#### EXERCISE INSTRUCTIONS
From the listing that follows, output everything exactly except the pictures.
□ □ □
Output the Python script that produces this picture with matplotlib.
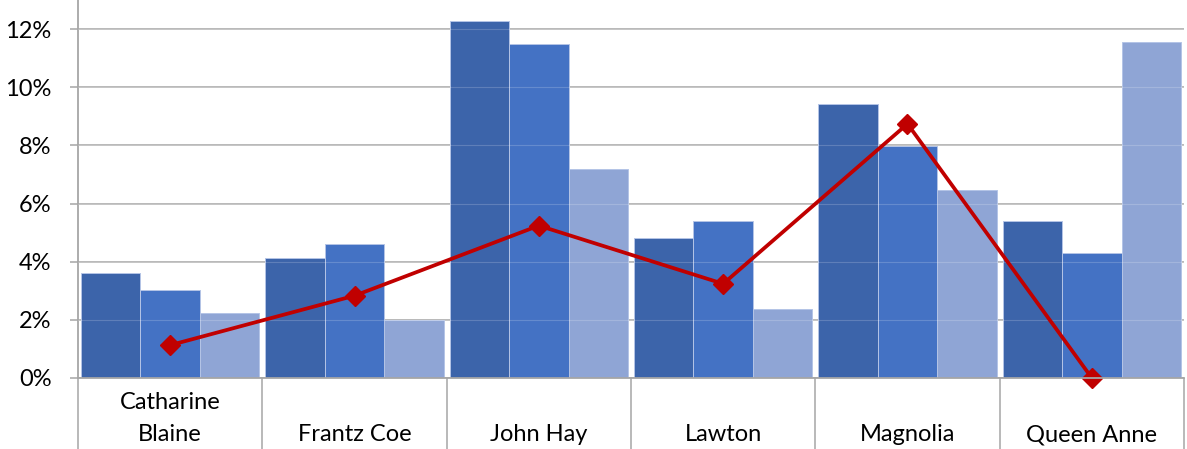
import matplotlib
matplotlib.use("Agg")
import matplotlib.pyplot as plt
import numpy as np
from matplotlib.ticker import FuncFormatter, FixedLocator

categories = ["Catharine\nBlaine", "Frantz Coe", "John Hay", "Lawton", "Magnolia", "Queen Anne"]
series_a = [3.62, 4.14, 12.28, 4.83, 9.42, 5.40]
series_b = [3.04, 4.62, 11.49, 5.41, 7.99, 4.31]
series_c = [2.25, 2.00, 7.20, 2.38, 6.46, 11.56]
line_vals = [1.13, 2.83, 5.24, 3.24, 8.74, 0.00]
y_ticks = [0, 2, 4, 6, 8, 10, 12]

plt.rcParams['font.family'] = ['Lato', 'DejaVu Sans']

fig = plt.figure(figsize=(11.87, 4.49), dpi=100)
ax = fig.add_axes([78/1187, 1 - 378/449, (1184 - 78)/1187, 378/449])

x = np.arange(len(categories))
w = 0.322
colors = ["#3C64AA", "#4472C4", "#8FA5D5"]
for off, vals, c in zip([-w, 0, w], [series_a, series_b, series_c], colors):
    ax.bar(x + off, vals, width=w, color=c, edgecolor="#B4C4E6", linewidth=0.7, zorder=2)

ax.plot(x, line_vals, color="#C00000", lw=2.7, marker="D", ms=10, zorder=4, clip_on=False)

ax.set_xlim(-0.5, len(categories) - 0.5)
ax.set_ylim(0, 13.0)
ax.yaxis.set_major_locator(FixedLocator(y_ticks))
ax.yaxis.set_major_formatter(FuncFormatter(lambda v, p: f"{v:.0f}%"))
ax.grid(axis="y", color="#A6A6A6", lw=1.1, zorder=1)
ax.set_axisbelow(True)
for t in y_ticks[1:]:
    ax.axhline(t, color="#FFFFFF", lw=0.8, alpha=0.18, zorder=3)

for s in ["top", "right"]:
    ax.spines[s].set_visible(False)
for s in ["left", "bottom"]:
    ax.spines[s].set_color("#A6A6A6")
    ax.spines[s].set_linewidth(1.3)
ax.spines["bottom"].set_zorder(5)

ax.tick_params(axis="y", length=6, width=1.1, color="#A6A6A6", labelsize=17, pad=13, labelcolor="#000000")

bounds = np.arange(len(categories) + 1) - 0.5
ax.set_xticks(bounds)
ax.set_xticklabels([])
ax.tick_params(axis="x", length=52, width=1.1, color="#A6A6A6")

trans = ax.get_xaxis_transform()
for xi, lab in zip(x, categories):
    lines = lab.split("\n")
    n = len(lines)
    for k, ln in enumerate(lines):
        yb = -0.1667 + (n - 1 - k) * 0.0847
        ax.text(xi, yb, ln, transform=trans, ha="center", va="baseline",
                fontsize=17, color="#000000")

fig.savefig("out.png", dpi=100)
□ □ □
#### EXERCISE RESPONSE
Output the Python script that produces this picture with matplotlib.
import matplotlib
matplotlib.use("Agg")
import matplotlib.pyplot as plt
import numpy as np
from matplotlib.ticker import FuncFormatter, FixedLocator

categories = ["Catharine\nBlaine", "Frantz Coe", "John Hay", "Lawton", "Magnolia", "Queen Anne"]
series_a = [3.62, 4.14, 12.28, 4.83, 9.42, 5.40]
series_b = [3.04, 4.62, 11.49, 5.41, 7.99, 4.31]
series_c = [2.25, 2.00, 7.20, 2.38, 6.46, 11.56]
line_vals = [1.13, 2.83, 5.24, 3.24, 8.74, 0.00]
y_ticks = [0, 2, 4, 6, 8, 10, 12]

plt.rcParams['font.family'] = ['Lato', 'DejaVu Sans']

fig = plt.figure(figsize=(11.87, 4.49), dpi=100)
ax = fig.add_axes([78/1187, 1 - 378/449, (1184 - 78)/1187, 378/449])

x = np.arange(len(categories))
w = 0.322
colors = ["#3C64AA", "#4472C4", "#8FA5D5"]
for off, vals, c in zip([-w, 0, w], [series_a, series_b, series_c], colors):
    ax.bar(x + off, vals, width=w, color=c, edgecolor="#B4C4E6", linewidth=0.7, zorder=2)

ax.plot(x, line_vals, color="#C00000", lw=2.7, marker="D", ms=10, zorder=4, clip_on=False)

ax.set_xlim(-0.5, len(categories) - 0.5)
ax.set_ylim(0, 13.0)
ax.yaxis.set_major_locator(FixedLocator(y_ticks))
ax.yaxis.set_major_formatter(FuncFormatter(lambda v, p: f"{v:.0f}%"))
ax.grid(axis="y", color="#A6A6A6", lw=1.1, zorder=1)
ax.set_axisbelow(True)
for t in y_ticks[1:]:
    ax.axhline(t, color="#FFFFFF", lw=0.8, alpha=0.18, zorder=3)

for s in ["top", "right"]:
    ax.spines[s].set_visible(False)
for s in ["left", "bottom"]:
    ax.spines[s].set_color("#A6A6A6")
    ax.spines[s].set_linewidth(1.3)
ax.spines["bottom"].set_zorder(5)

ax.tick_params(axis="y", length=6, width=1.1, color="#A6A6A6", labelsize=17, pad=13, labelcolor="#000000")

bounds = np.arange(len(categories) + 1) - 0.5
ax.set_xticks(bounds)
ax.set_xticklabels([])
ax.tick_params(axis="x", length=52, width=1.1, color="#A6A6A6")

trans = ax.get_xaxis_transform()
for xi, lab in zip(x, categories):
    lines = lab.split("\n")
    n = len(lines)
    for k, ln in enumerate(lines):
        yb = -0.1667 + (n - 1 - k) * 0.0847
        ax.text(xi, yb, ln, transform=trans, ha="center", va="baseline",
                fontsize=17, color="#000000")

fig.savefig("out.png", dpi=100)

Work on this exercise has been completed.